Actions arising from the incident include the instigation of a DOMS audit procedure for contractors working on live sites, retraining in DOMS procedures of SWS staff involved in incident and raising awareness of access permit procedures.


DWQR Assessment on the incident

During 5th December 2007 work connected with improvements at Dores WTW, undertaken on behalf of Scottish Water by subcontractors, resulted in a "near-miss" when a pump without appropriate spill protection and a "gerry can" of petrol were discovered beside an open trench containing a section of newly-laid water main.
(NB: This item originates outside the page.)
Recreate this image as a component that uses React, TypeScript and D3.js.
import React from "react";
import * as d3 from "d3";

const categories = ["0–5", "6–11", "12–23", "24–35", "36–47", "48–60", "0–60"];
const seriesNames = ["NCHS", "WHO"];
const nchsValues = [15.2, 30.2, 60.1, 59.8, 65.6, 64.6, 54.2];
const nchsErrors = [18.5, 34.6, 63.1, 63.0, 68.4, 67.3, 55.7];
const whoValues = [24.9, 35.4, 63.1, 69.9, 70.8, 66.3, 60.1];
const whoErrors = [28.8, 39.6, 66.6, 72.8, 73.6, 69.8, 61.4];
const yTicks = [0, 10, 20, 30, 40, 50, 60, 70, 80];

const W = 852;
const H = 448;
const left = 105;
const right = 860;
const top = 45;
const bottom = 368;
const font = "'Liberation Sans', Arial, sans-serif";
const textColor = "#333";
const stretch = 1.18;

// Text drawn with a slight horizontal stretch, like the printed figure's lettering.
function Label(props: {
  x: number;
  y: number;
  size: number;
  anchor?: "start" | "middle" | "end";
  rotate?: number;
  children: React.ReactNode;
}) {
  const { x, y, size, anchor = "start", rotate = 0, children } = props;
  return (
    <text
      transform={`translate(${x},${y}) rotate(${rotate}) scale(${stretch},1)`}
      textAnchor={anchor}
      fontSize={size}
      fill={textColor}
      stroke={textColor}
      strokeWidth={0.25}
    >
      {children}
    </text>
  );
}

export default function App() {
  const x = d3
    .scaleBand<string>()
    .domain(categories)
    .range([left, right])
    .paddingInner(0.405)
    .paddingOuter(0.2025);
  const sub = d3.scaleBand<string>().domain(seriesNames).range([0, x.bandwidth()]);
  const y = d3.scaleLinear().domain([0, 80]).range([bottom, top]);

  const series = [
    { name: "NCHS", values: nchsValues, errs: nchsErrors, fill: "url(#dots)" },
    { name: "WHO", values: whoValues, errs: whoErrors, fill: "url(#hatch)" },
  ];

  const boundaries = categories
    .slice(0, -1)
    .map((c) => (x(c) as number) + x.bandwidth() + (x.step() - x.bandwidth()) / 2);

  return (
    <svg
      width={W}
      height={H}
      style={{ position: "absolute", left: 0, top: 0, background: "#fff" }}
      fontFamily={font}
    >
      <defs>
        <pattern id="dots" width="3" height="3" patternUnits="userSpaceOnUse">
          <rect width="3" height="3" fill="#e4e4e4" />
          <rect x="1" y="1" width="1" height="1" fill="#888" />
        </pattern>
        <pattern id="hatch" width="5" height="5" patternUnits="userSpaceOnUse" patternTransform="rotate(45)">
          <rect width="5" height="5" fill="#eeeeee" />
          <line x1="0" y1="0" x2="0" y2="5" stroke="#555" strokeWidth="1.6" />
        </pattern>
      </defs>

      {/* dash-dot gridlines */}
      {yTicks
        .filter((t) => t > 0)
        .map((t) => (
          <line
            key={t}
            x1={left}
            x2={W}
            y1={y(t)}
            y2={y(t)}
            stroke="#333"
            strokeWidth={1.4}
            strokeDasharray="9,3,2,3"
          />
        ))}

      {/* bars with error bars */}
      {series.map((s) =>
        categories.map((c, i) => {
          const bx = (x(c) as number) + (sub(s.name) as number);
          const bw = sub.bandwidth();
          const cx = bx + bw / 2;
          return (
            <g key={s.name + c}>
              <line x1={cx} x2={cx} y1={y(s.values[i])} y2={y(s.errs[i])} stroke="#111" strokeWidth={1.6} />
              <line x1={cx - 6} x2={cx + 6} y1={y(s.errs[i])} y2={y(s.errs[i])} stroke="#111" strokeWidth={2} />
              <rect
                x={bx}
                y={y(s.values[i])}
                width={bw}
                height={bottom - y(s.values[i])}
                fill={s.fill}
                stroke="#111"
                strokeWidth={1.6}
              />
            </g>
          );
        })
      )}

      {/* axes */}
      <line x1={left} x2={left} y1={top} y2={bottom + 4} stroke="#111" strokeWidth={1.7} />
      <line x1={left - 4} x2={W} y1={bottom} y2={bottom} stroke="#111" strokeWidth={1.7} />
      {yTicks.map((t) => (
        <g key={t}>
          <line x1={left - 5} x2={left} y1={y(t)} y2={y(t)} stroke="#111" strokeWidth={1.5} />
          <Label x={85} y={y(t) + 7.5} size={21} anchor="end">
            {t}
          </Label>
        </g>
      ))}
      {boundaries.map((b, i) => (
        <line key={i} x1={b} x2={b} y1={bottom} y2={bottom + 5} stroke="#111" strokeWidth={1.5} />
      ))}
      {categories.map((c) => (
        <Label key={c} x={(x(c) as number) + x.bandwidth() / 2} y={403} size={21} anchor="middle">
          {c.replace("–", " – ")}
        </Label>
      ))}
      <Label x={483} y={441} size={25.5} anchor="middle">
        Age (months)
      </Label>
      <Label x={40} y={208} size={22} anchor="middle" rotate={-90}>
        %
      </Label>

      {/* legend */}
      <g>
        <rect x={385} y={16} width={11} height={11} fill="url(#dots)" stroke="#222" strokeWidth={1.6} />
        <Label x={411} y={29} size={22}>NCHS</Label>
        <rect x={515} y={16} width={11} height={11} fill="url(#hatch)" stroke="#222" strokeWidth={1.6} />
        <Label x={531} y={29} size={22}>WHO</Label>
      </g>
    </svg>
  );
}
Both occurrences were in breach of Scottish Waters Distribution and Operation and Maintenance Strategy (DOMS) procedures.

In an associated incident on 10 December 2007 a section of pipe was connected between two hydrants at Inverness WTW the result of which was to increase the risk of contamination of the drinking water supply with water being used to commission the new pipeline.
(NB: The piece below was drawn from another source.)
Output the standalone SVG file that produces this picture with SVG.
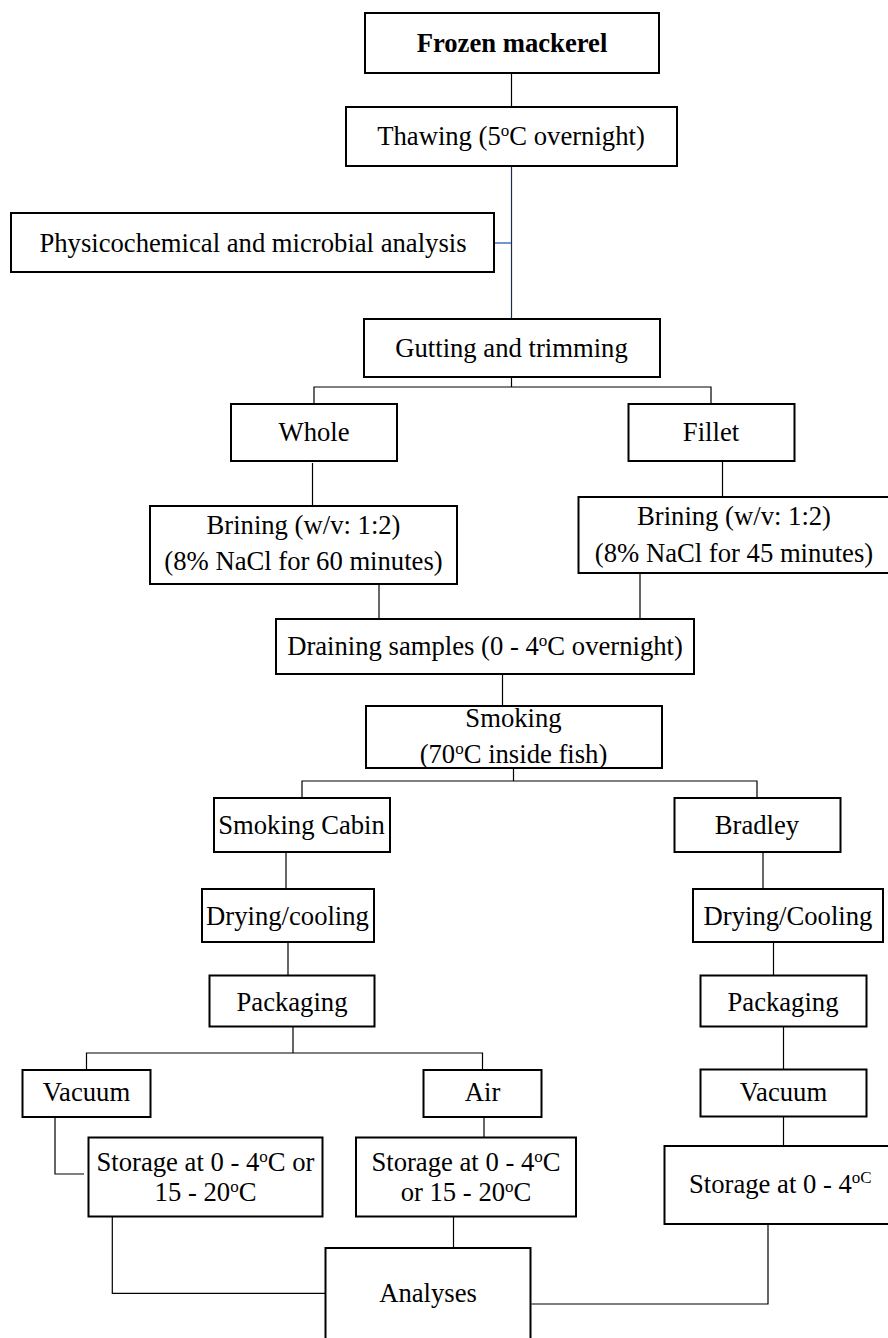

In both "near-miss" instances a failure to properly comply with SW's procedures was a significant factor in the chain of events leading to the "near-miss". Once the "near-miss" had been recognised, DWQR is satisfied that Scottish Water took appropriate steps to protect drinking water supplies.

For the period covering these two "near-miss" events the access certificate issued by Scottish Water to the subcontractors was out-of-date. This occurrence has been attributed to (i) a failure of communication between Scottish Water, Scottish Water Solutions (Scottish Water's delivery partner) and the subcontractor resulting from (ii) staff changes. A similar situation occurred during an incident at Glenconvinth WTW in November 2005. At that time Scottish Water undertook to act on their (Scottish Water's) report's recommendations including recommendation 8 dealing with organograms for the works being undertaken. DWQR is satisfied that Scottish Water have acted on the recommendations made in the 2005 Incident Report but the rigour applied at Dores/Inverness in December 2007 in respect of Glenconvinth recommendation 8 was not satisfactory. Scottish Water and their delivery partners must ensure that appropriate hand-over procedures are in place during personnel changes and that such procedures ensure that all requirements set out in Scottish Water policies, procedures and contracts are adequately adhered to.